“Muslims feel cut off, left isolated by fear” reports today’s SMH.

Initial results of a national fear survey conducted by Professor Mark Balnaves and Anne Aly of Edith Cowan University show that “[w]here non-Muslim Australians may have a fear of travel on planes, Muslims had a fear of going out of the house, of going out into the community”.

Post-Haneef, this is certainly the case. A friend of mine recently started work in the regional office of his employer. He knows nobody in town, and tells me he’s too scared to ring up the local university campus’ international student office or the SRC to make contact with any Muslim students.

What happens if a student he meets is accused of terror-related offences? What if his name and photo ends up on the front pages of the tabloids? How will this affect his job, his family and his reputation? The fear isn’t limited to Muslims either.

Over the weekend, I attended the 6 th Annual Abraham Conference, a joint effort of Jewish, Muslim and Christian organisations and the NSW Community Relations Commission. A young Sydney rabbi was talking about his visit to Darwin schools with his colleague, a young Sydney imam.

Guess who was treated with more interest by airport staff? One teacher at a Jewish school reported of one of her female students saying words to the following effect: “I’m too scared to leave home. Muslims look like us and everyone seems to hate them” (perhaps alluding to the fact that many orthodox Jewish women also wear head scarves).

The Balnaves/Aly study also warns: “There is a fear of government … and the [consequent] closure of the [Muslim] community is quite worrying”.

Virtually all Muslim terror suspects currently awaiting trial were arrested as a result of information provided to authorities from sources within Muslim communities. What happens when these communities feel the cultural and religious backgrounds (as opposed to the alleged terror plots) of terror suspects become political and media footballs?

The study reported Muslim communities fearing media and governments were in cahoots, not trusting either. Some of our politicians love to bang on about security issues by identifying particular groups in Australia who refuse to ‘integrate’ and adopt ‘our values’.

We’ve also heard a lot about “”udeo-Christian values”. In his recent address to the Australian Christian Lobby, Mr Howard made clear his commitment to ensuring Christianity remained the “predominant religious culture in our society.

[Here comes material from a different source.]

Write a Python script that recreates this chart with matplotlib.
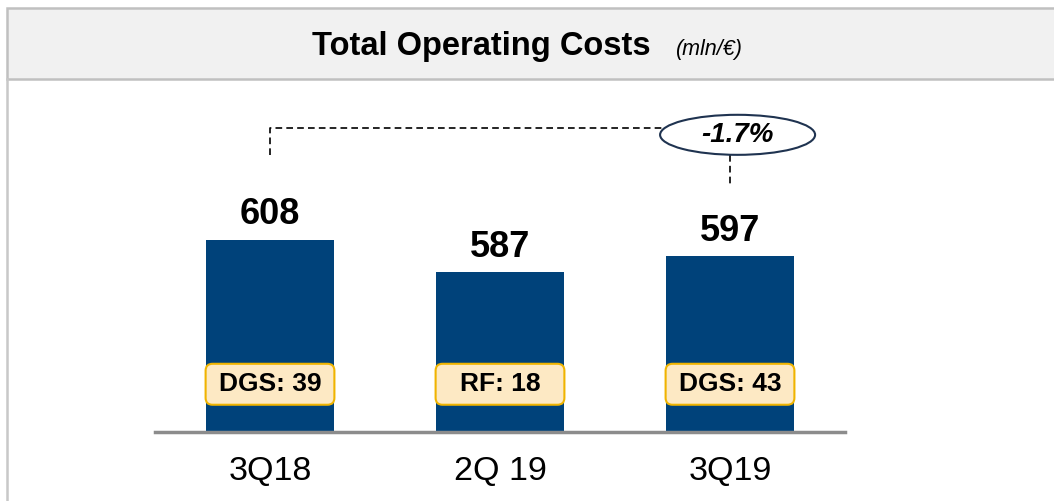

Meanwhile, Alexander Downer, Philip Ruddock and Julia Gillard are quite prepared to make time to see an American psychiatrist who regards Islam as purely a political ideology and argues that “the West has to monitor the majority of Muslims because you don’t know when they’re ready to be activated. Because they share the same basic belief, that’s the problem”.

During his entire period in Parliament, Downer is not known to have been to a single Aussie Muslim function or met with a single Aussie Muslim delegation to discuss foreign policy matters. Yet he’s happy to make time for someone with such hysterical views. Is it any wonder so many Muslims hold such fears? Is it any wonder they feel marginalised?

Yet our politicians are happy using (and giving audience to those who use) cultural and even theological wedges in an effort to make “us” feel more secure from “them”.

The long term effect of this is to make more of “us” be deemed to fall into the “them” category. National security requires social cohesion. Wedge politics makes no one secure in the long run.